**DATA EXTRACT**
▬▬▬▬▬▬
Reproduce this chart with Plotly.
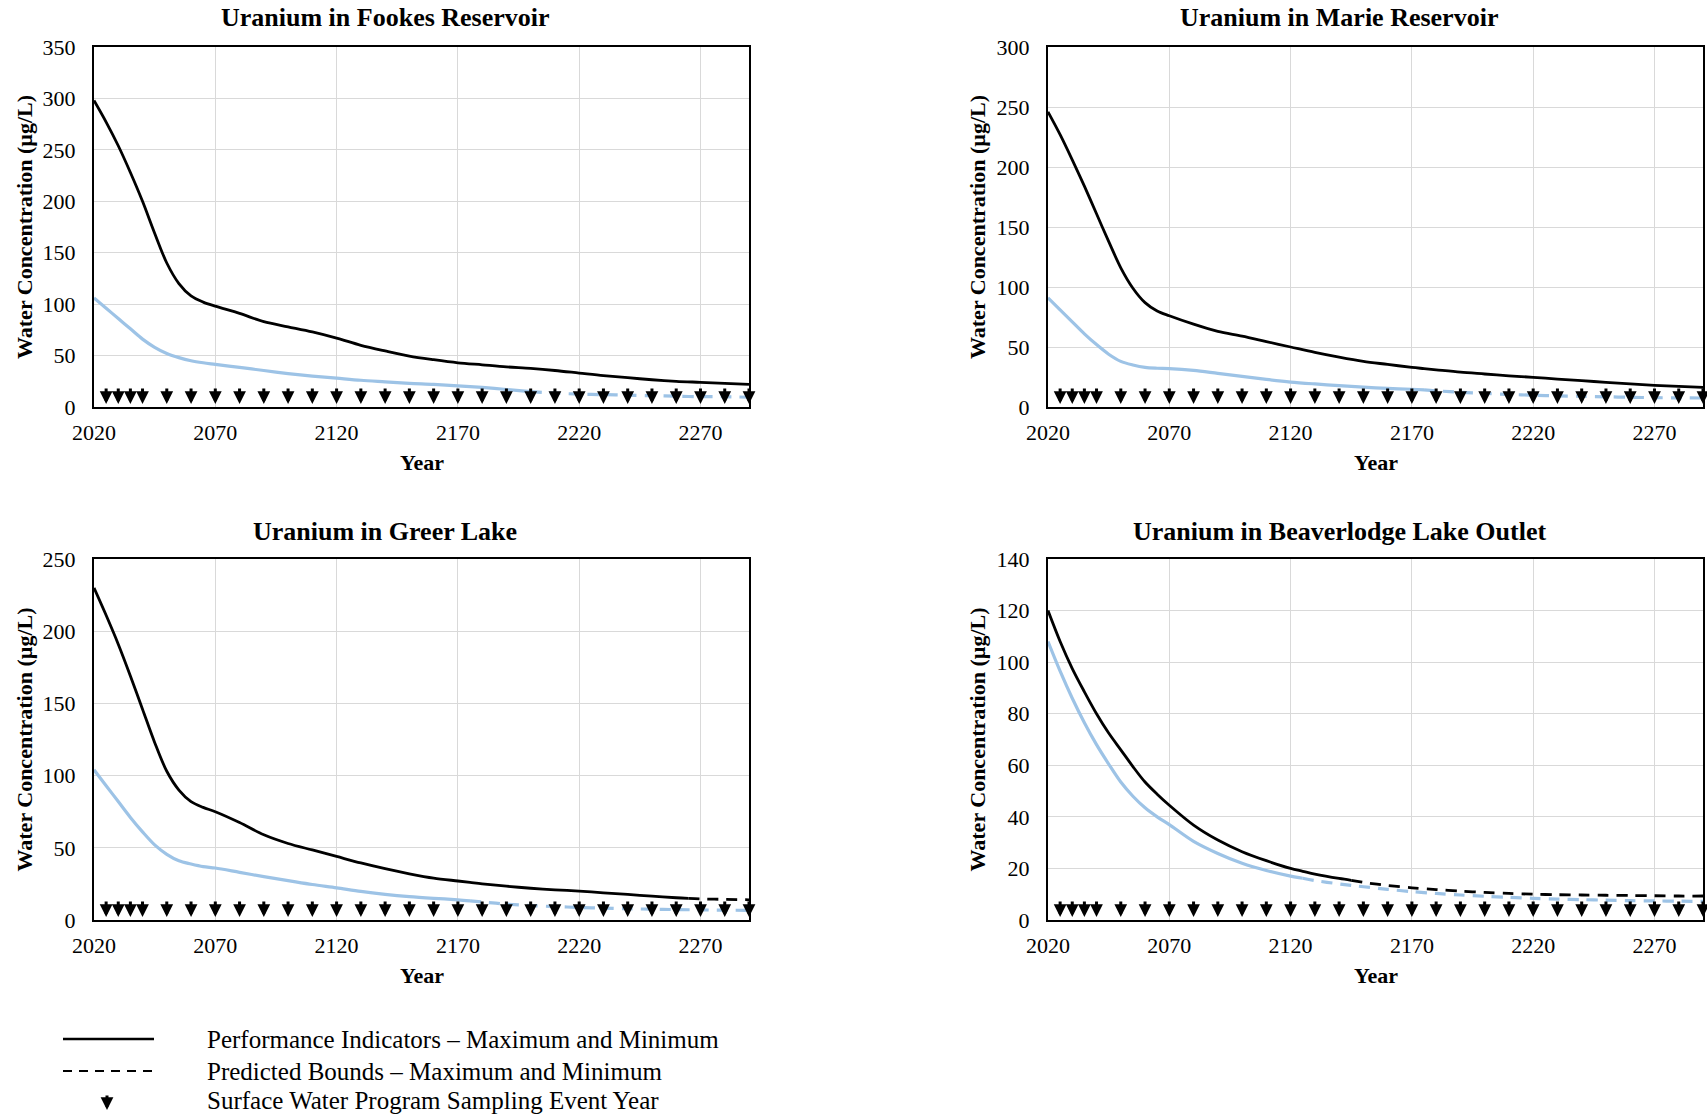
import plotly.graph_objects as go
from plotly.subplots import make_subplots

# ---------------- data ----------------
SITES = ["Uranium in Fookes Reservoir", "Uranium in Marie Reservoir",
         "Uranium in Greer Lake", "Uranium in Beaverlodge Lake Outlet"]

fookes_years = [2020, 2025, 2030, 2035, 2040, 2045, 2050, 2055, 2060, 2065, 2070,
                2080, 2090, 2100, 2110, 2120, 2130, 2140, 2150, 2160, 2170, 2180,
                2190, 2200, 2210, 2220, 2230, 2240, 2250, 2260, 2270, 2280, 2290]
fookes_max = [298, 277, 254, 228, 200, 169, 140, 120, 108, 102, 98,
              91, 83, 78, 73, 67, 60, 54.5, 49.5, 46, 43, 41,
              39, 37.5, 35.5, 33, 30.5, 28.5, 26.5, 25, 24, 23, 22]
fookes_min = [106, 96, 86, 76, 66, 58, 52, 48, 45, 43, 41.5,
              38.5, 35.5, 32.5, 30, 28, 26, 24.5, 23, 22, 20.5, 19,
              17, 15, 13.5, 12.5, 12, 11.5, 11, 10.5, 10, 10, 9.5]
fookes_max_dash_from = None
fookes_min_dash_from = 2200

marie_years = [2020, 2025, 2030, 2035, 2040, 2045, 2050, 2055, 2060, 2065, 2070,
               2080, 2090, 2100, 2110, 2120, 2130, 2140, 2150, 2160, 2170, 2175, 2180,
               2190, 2200, 2210, 2220, 2230, 2240, 2250, 2260, 2270, 2280, 2290]
marie_max = [246, 227, 206, 184, 161, 138, 116, 99, 87, 80, 76,
             69, 63, 59, 54.5, 50, 45.5, 41.5, 38, 35.5, 33, 32, 31,
             29, 27.5, 26, 24.7, 23.3, 22, 20.5, 19.2, 18, 17.2, 16.4]
marie_min = [91, 81, 71, 61, 52, 44, 38, 35, 33, 32.3, 32,
             30.5, 28, 25.5, 23, 20.8, 19.2, 17.8, 16.5, 15.5, 14.8, 14.3, 13.5,
             12.3, 11.3, 10.5, 9.8, 9.3, 8.9, 8.5, 8.1, 7.8, 7.6, 7.5]
marie_max_dash_from = None
marie_min_dash_from = 2175

greer_years = [2020, 2025, 2030, 2035, 2040, 2045, 2050, 2055, 2060, 2065, 2070,
               2080, 2090, 2100, 2110, 2120, 2130, 2140, 2150, 2160, 2170, 2175, 2180,
               2190, 2200, 2210, 2220, 2230, 2240, 2250, 2260, 2265, 2270, 2280, 2290]
greer_max = [230, 211, 191, 169, 146, 123, 103, 90, 82, 78, 75,
             67.5, 59, 53, 48.5, 44, 39.5, 35.5, 32, 29, 27, 26, 25,
             23.4, 22, 20.9, 20, 18.8, 17.7, 16.5, 15.4, 15, 14.6, 14.3, 14]
greer_min = [104, 93, 82, 71, 61, 52, 45.5, 41, 38.8, 37, 36,
             33, 30, 27.3, 24.6, 22.3, 19.8, 17.8, 16.2, 15, 14, 13.3, 12.5,
             11, 10, 9.3, 8.7, 8.2, 7.8, 7.5, 7.2, 7.1, 7, 6.8, 6.7]
greer_max_dash_from = 2265
greer_min_dash_from = 2175

beaver_years = [2020, 2025, 2030, 2035, 2040, 2045, 2050, 2055, 2060, 2065, 2070,
                2080, 2090, 2100, 2110, 2120, 2125, 2130, 2140, 2145, 2150, 2160, 2170, 2180,
                2190, 2200, 2210, 2220, 2230, 2240, 2250, 2260, 2270, 2280, 2290]
beaver_max = [120, 108, 97.5, 88.5, 80, 72.5, 66, 59.5, 53.5, 48.8, 44.5,
              36.8, 31, 26.5, 23, 20, 18.9, 17.8, 16.1, 15.4, 14.6, 13.4, 12.5, 11.8,
              11.2, 10.7, 10.3, 10, 9.8, 9.7, 9.6, 9.5, 9.4, 9.3, 9.3]
beaver_min = [108, 96.5, 86, 76.5, 68, 60.5, 53.5, 48, 43.5, 40, 37,
              30.5, 25.8, 22, 19.2, 17, 16.2, 15.3, 14, 13.4, 12.9, 11.9, 11, 10.3,
              9.7, 9.2, 8.8, 8.4, 8.1, 7.9, 7.7, 7.5, 7.4, 7.3, 7.2]
beaver_max_dash_from = 2145
beaver_min_dash_from = 2125

Y_MAX = [350, 300, 250, 140]
Y_DTICK = [50, 50, 50, 20]

SAMPLING_YEARS = [2025, 2030, 2035, 2040, 2050, 2060, 2070, 2080, 2090, 2100, 2110,
                  2120, 2130, 2140, 2150, 2160, 2170, 2180, 2190, 2200, 2210, 2220,
                  2230, 2240, 2250, 2260, 2270, 2280, 2290]
X_TICKS = [2020, 2070, 2120, 2170, 2220, 2270]
X_RANGE = [2020, 2290]

LEGEND_LABELS = ["Performance Indicators – Maximum and Minimum",
                 "Predicted Bounds – Maximum and Minimum",
                 "Surface Water Program Sampling Event Year"]

# ---------------- layout geometry (px) ----------------
W, H = 1707, 1115
BLACK = "#000000"
BLUE = "#9DC3E6"
FONT = "Liberation Serif, Times New Roman, serif"

def px(x):
    return x / W

def py(y):
    return 1 - y / H

col_x = [(94, 749), (1048, 1703)]
row_y = [(47, 407), (559, 920)]
title_cx = [385, 1339]
ytitle_x = [24, 977]
title_y = [18, 531]
year_y = [462, 975]

site_data = [
    (fookes_years, fookes_max, fookes_min, fookes_max_dash_from, fookes_min_dash_from),
    (marie_years, marie_max, marie_min, marie_max_dash_from, marie_min_dash_from),
    (greer_years, greer_max, greer_min, greer_max_dash_from, greer_min_dash_from),
    (beaver_years, beaver_max, beaver_min, beaver_max_dash_from, beaver_min_dash_from),
]

fig = make_subplots(rows=2, cols=2)

def add_series(years, vals, dash_from, color, width, row, col):
    if dash_from is None:
        solid_x, solid_y, dash_x, dash_y = years, vals, [], []
    else:
        solid_x = [x for x in years if x <= dash_from]
        solid_y = [v for x, v in zip(years, vals) if x <= dash_from]
        dash_x = [x for x in years if x >= dash_from]
        dash_y = [v for x, v in zip(years, vals) if x >= dash_from]
    fig.add_trace(go.Scatter(x=solid_x, y=solid_y, mode="lines",
                             line=dict(color=color, width=width, shape="spline", smoothing=0.9),
                             showlegend=False, hoverinfo="skip"), row=row, col=col)
    if dash_x:
        fig.add_trace(go.Scatter(x=dash_x, y=dash_y, mode="lines",
                                 line=dict(color=color, width=width, shape="spline",
                                           smoothing=0.9, dash="11px,8px"),
                                 showlegend=False, hoverinfo="skip"), row=row, col=col)

ARROW = dict(arrowhead=2, arrowsize=0.85, arrowwidth=3, arrowcolor=BLACK)

annotations = []
for i, (years, vmax, vmin, dmax, dmin) in enumerate(site_data):
    r, c = i // 2 + 1, i % 2 + 1
    add_series(years, vmin, dmin, BLUE, 3.2, r, c)
    add_series(years, vmax, dmax, BLACK, 2.8, r, c)

    x0, x1 = col_x[c - 1]
    y0, y1 = row_y[r - 1]
    axn = "" if i == 0 else str(i + 1)
    fig.update_layout(**{
        f"xaxis{axn}": dict(domain=[px(x0), px(x1)], range=X_RANGE, tickvals=X_TICKS,
                            showgrid=True, gridcolor="#D9D9D9", gridwidth=1, automargin=False,
                            showline=True, mirror=True, linecolor=BLACK, linewidth=2,
                            ticks="outside", ticklen=5, tickcolor="rgba(0,0,0,0)",
                            tickfont=dict(family=FONT, size=22, color=BLACK), zeroline=False),
        f"yaxis{axn}": dict(domain=[py(y1), py(y0)], range=[0, Y_MAX[i]], dtick=Y_DTICK[i],
                            showgrid=True, gridcolor="#D9D9D9", gridwidth=1, automargin=False,
                            showline=True, mirror=True, linecolor=BLACK, linewidth=2,
                            ticks="outside", ticklen=12, tickcolor="rgba(0,0,0,0)",
                            tickfont=dict(family=FONT, size=22, color=BLACK), zeroline=False),
    })
    xref, yref = f"x{axn}", f"y{axn}"
    # sampling event arrows
    for yr in SAMPLING_YEARS:
        annotations.append(dict(x=yr, y=0, xref=xref, yref=yref, text="", showarrow=True,
                                ax=0, ay=-20, standoff=3, **ARROW))
    # chart title
    annotations.append(dict(x=px(title_cx[c - 1]), y=py(title_y[r - 1]), xref="paper", yref="paper",
                            text=f"<b>{SITES[i]}</b>", showarrow=False,
                            font=dict(family=FONT, size=26, color=BLACK),
                            xanchor="center", yanchor="middle"))
    # y title
    annotations.append(dict(x=px(ytitle_x[c - 1]), y=py((y0 + y1) / 2), xref="paper", yref="paper",
                            text="<b>Water Concentration (µg/L)</b>", showarrow=False, textangle=-90,
                            font=dict(family=FONT, size=22, color=BLACK),
                            xanchor="center", yanchor="middle"))
    # x title
    annotations.append(dict(x=px((x0 + x1) / 2), y=py(year_y[r - 1]), xref="paper", yref="paper",
                            text="<b>Year</b>", showarrow=False,
                            font=dict(family=FONT, size=22, color=BLACK),
                            xanchor="center", yanchor="middle"))

# ---------------- legend (drawn manually) ----------------
leg_rows = [1039, 1071, 1100]
shapes = [
    dict(type="line", xref="paper", yref="paper", x0=px(63), x1=px(154), y0=py(leg_rows[0]),
         y1=py(leg_rows[0]), line=dict(color=BLACK, width=2.5)),
    dict(type="line", xref="paper", yref="paper", x0=px(63), x1=px(154), y0=py(leg_rows[1]),
         y1=py(leg_rows[1]), line=dict(color=BLACK, width=2, dash="9px,7px")),
]
annotations.append(dict(x=px(107), y=py(leg_rows[2] + 10), xref="paper", yref="paper", text="",
                        showarrow=True, ax=0, ay=-16, standoff=0, **ARROW))
for lbl, yy in zip(LEGEND_LABELS, leg_rows):
    annotations.append(dict(x=px(205), y=py(yy), xref="paper", yref="paper", text=lbl,
                            showarrow=False, xanchor="left", yanchor="middle",
                            font=dict(family=FONT, size=25, color=BLACK)))

fig.update_layout(width=W, height=H, margin=dict(l=0, r=0, t=0, b=0, autoexpand=False),
                  paper_bgcolor="white", plot_bgcolor="white", showlegend=False,
                  annotations=annotations, shapes=shapes,
                  font=dict(family=FONT, color=BLACK))

fig.write_html("out.html", config={"displayModeBar": False},
               post_script="document.body.style.margin='0px';")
▬▬▬▬▬▬
**GOAL OF THE EXERCISE**
Your task is to restate word for word the lines from the top of the data to the line containing "in Beaverlodge Lake", both ends included, with every picture left out.

**SOLUTION FOR THIS EXERCISE**
Reproduce this chart with Plotly.
import plotly.graph_objects as go
from plotly.subplots import make_subplots

# ---------------- data ----------------
SITES = ["Uranium in Fookes Reservoir", "Uranium in Marie Reservoir",
         "Uranium in Greer Lake", "Uranium in Beaverlodge Lake Outlet"]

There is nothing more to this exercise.